— Exercise brief —
Don't include pictures. Quote the lines below from the first through the line that contains "-- (eval.south east);".

— Supplied information —
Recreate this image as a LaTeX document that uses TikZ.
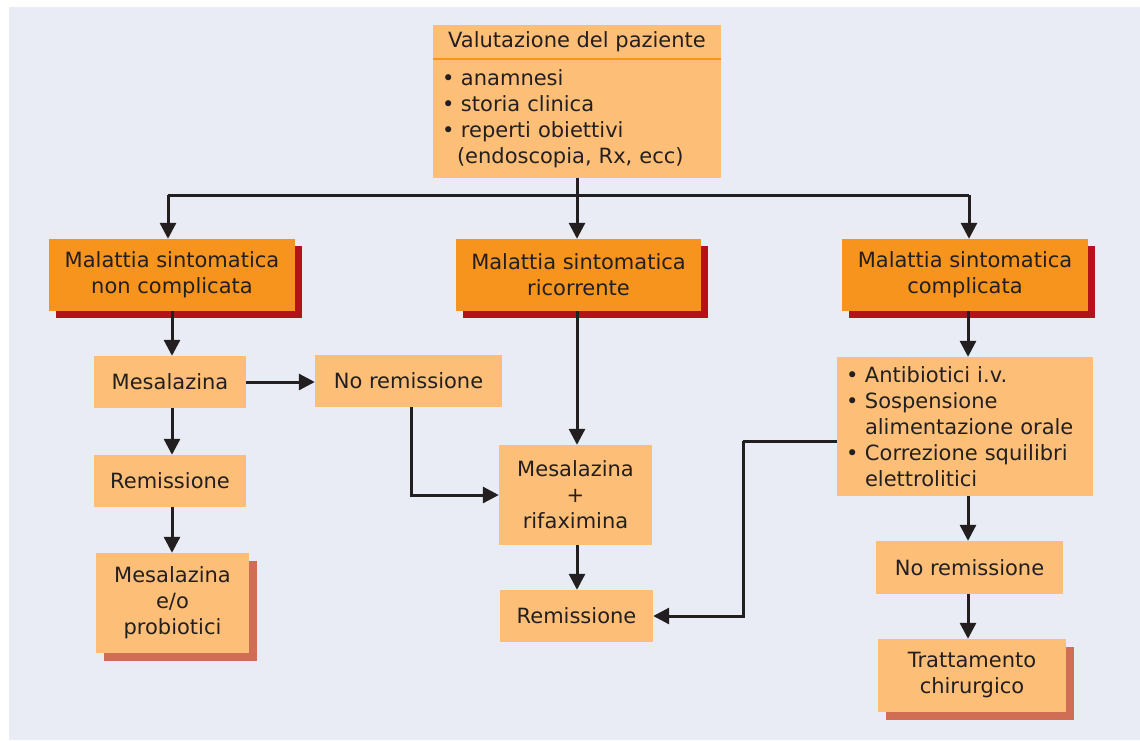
\documentclass[tikz,border=0pt]{standalone}
\usepackage{fontspec}
\setmainfont{DejaVu Sans}
\usetikzlibrary{arrows.meta,shadows}

\definecolor{bgblue}{HTML}{E9ECF5}
\definecolor{paleorange}{HTML}{FDBF77}
\definecolor{deeporange}{HTML}{F7941D}
\definecolor{darkred}{HTML}{B5121B}
\definecolor{salmon}{HTML}{CF6E55}
\definecolor{ink}{HTML}{231F20}

\newcommand\boxfont{\fontsize{21}{26}\selectfont}
\newcommand\bul{\makebox[19pt][l]{\textbullet}}

\begin{document}
\begin{tikzpicture}[x=1pt, y=-1pt,
  every node/.style={text=ink, font=\boxfont},
  box/.style={fill=paleorange, inner sep=0pt, align=center},
  hot/.style={fill=deeporange, inner sep=0pt, align=center,
    drop shadow={shadow xshift=7pt, shadow yshift=-7pt, fill=darkred, opacity=1}},
  soft/.style={box,
    drop shadow={shadow xshift=8pt, shadow yshift=-8pt, fill=salmon, opacity=1}},
  link/.style={draw=ink, line width=3pt, -{Triangle[length=16pt,width=16pt]}},
  wire/.style={draw=ink, line width=3pt}]

  %% background
  \fill[white] (0,0) rectangle (1140,740);
  \fill[bgblue] (9,7) rectangle (1140,740);

  %% patient assessment
  \node[box, minimum width=288pt, minimum height=34pt] (eval) at (577,42)
    {Valutazione del paziente};
  \node[box, minimum width=288pt, minimum height=119pt, inner xsep=9pt,
    text width=270pt, align=left] (evalbody) at (577,118.5)
    {\bul anamnesi\\ \bul storia clinica\\ \bul reperti obiettivi\\
     \hspace*{15pt}(endoscopia, Rx, ecc)};
  \draw[deeporange, line width=2.5pt] (eval.south west) -- (eval.south east);

  %% three cases
  \node[hot, minimum width=246pt, minimum height=72pt] (nc) at (172,275)
    {Malattia sintomatica\\non complicata};
  \node[hot, minimum width=245pt, minimum height=72pt] (ric) at (578.5,275)
    {Malattia sintomatica\\ricorrente};
  \node[hot, minimum width=246pt, minimum height=72pt] (comp) at (965,275)
    {Malattia sintomatica\\complicata};

  %% left column
  \node[box, minimum width=152pt, minimum height=52pt] (mesa) at (170,382) {Mesalazina};
  \node[box, minimum width=187pt, minimum height=52pt] (noremA) at (408.5,381) {No remissione};
  \node[box, minimum width=152pt, minimum height=52pt] (remA) at (170,481) {Remissione};
  \node[soft, minimum width=153pt, minimum height=100pt] (probio) at (172.5,603)
    {Mesalazina\\e/o\\probiotici};

  %% middle column
  \node[box, minimum width=153pt, minimum height=100pt] (mesarif) at (575.5,495)
    {Mesalazina\\+\\rifaximina};
  \node[box, minimum width=153pt, minimum height=52pt] (remB) at (576.5,616) {Remissione};

  %% right column
  \node[box, minimum width=256pt, minimum height=139pt, inner xsep=9pt,
    text width=238pt, align=left] (anti) at (965,426.5)
    {\bul Antibiotici i.v.\\ \bul Sospensione\\ \hspace*{19pt}alimentazione orale\\
     \bul Correzione squilibri\\ \hspace*{19pt}elettrolitici};
  \node[box, minimum width=187pt, minimum height=53pt] (noremB) at (969.5,567.5) {No remissione};
  \node[soft, minimum width=188pt, minimum height=73pt] (chir) at (972,675.5)
    {Trattamento\\chirurgico};

  %% connectors
  \coordinate (split) at (577,195);
  \coordinate (elbow) at (743,441);
  \draw[wire] (evalbody.south) -- (split);
  \draw[wire] (168,195) -- (969,195);
  \draw[link] (168,195) -- (nc.north -| 168,0);
  \draw[link] (split) -- (ric.north -| split);
  \draw[link] (969,195) -- (comp.north -| 969,0);

  \draw[link] (nc.south) -- (nc.south |- mesa.north);
  \draw[link] (mesa.east) -- (mesa.east -| noremA.west);
  \draw[link] (mesa.south -| nc.south) -- (remA.north -| nc.south);
  \draw[link] (remA.south -| nc.south) -- (probio.north -| nc.south);

  \draw[link] (ric.south -| split) -- (mesarif.north -| split);
  \draw[link] (noremA.south -| 411,0) |- (mesarif.west);
  \draw[link] (mesarif.south -| split) -- (remB.north -| split);

  \draw[link] (comp.south -| 968,0) -- (anti.north -| 968,0);
  \draw[wire] (anti.west |- elbow) -- (elbow);
  \draw[link] (elbow) |- (remB.east);
  \draw[link] (anti.south -| 968,0) -- (noremB.north -| 968,0);
  \draw[link] (noremB.south -| 968,0) -- (chir.north -| 968,0);

\end{tikzpicture}
\end{document}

— Final answer —
Recreate this image as a LaTeX document that uses TikZ.
\documentclass[tikz,border=0pt]{standalone}
\usepackage{fontspec}
\setmainfont{DejaVu Sans}
\usetikzlibrary{arrows.meta,shadows}

\definecolor{bgblue}{HTML}{E9ECF5}
\definecolor{paleorange}{HTML}{FDBF77}
\definecolor{deeporange}{HTML}{F7941D}
\definecolor{darkred}{HTML}{B5121B}
\definecolor{salmon}{HTML}{CF6E55}
\definecolor{ink}{HTML}{231F20}

\newcommand\boxfont{\fontsize{21}{26}\selectfont}
\newcommand\bul{\makebox[19pt][l]{\textbullet}}

\begin{document}
\begin{tikzpicture}[x=1pt, y=-1pt,
  every node/.style={text=ink, font=\boxfont},
  box/.style={fill=paleorange, inner sep=0pt, align=center},
  hot/.style={fill=deeporange, inner sep=0pt, align=center,
    drop shadow={shadow xshift=7pt, shadow yshift=-7pt, fill=darkred, opacity=1}},
  soft/.style={box,
    drop shadow={shadow xshift=8pt, shadow yshift=-8pt, fill=salmon, opacity=1}},
  link/.style={draw=ink, line width=3pt, -{Triangle[length=16pt,width=16pt]}},
  wire/.style={draw=ink, line width=3pt}]

  %% background
  \fill[white] (0,0) rectangle (1140,740);
  \fill[bgblue] (9,7) rectangle (1140,740);

  %% patient assessment
  \node[box, minimum width=288pt, minimum height=34pt] (eval) at (577,42)
    {Valutazione del paziente};
  \node[box, minimum width=288pt, minimum height=119pt, inner xsep=9pt,
    text width=270pt, align=left] (evalbody) at (577,118.5)
    {\bul anamnesi\\ \bul storia clinica\\ \bul reperti obiettivi\\
     \hspace*{15pt}(endoscopia, Rx, ecc)};
  \draw[deeporange, line width=2.5pt] (eval.south west) -- (eval.south east);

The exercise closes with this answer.